I have cried more tears than i can recall ... so much those tears have watered a tree .. and helped it grow. It is a Tree of Love. And like all trees ... a seed had to die, winds broke some branches ... and some leaves died. Every flower certainly died. But how beautiful they were when they were blooming.

I find now that perhaps my greatest challenge lies in living FEARLESS. I seem to have developed an uncanny ability to weather all storms once they arrive ... but i still haven't mastered the art of calmly ANTICIPATING one.

And that is the greatest hurdle of all ... the wall over where the branches of this tree is trying to grow.

And i realise, it's really a struggle not born of merely BP ... but the struggle of a girl's heart to embrace and thrive despite changes in a relationship. It is the masculine-feminine dance.

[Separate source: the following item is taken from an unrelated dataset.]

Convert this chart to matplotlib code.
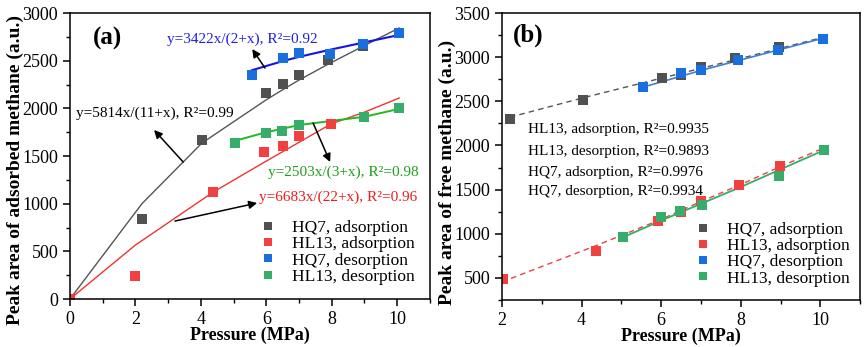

I have learned that many triggers are based on my own feminine fears and needs. A need to feel secure and cherished. A need to be SEEN. A need to be free .. to just be a girl. Living with BP has certainly pushed that need to the fore ... so many responsibilities can tie me down that inside, grew a great awareness of a need to just be .. ME.

And i have come far enough on this journey to see .. i've had enough drama to last a lifetime. All i want now, is to LOVE without having to go through an emotional hurricane to feel ... to LOVE without fear of having my heart frozen by an early winter  .. and to most of all, not blame the BP, my lover  ... or myself. I live where there are natural disasters .. and that's that.

Somehow Love sustains us all, despite casualties and damage ..

So i won't stop believing in Love ..and i will just keep on living it.
If i have learned one thing through all the tears and injuries and getting back on my feet again ..
it's this: Love ... always finds a way.
As a Lover .. i embrace this.
Because i AM a Lover ... and i have embraced THIS ~ 


Here on .. i am moving to A Lover's Embrace. It's taking my love on this journey .. to a whole other level. After years of loving through the madness, i see the man i once loved spending less and less time 'away' .. and i have learned much of keeping a love alive despite all the setbacks that can come in between. I amtravelling onwards with hope and far more .. with LOVE .. for me. This love in me .. is what will keep me strong. I have learned that a love story doesn't complete us ... it just brings out all that is already in us.  So the more i embrace me .. and him ... just as we are ... the better will be this journey.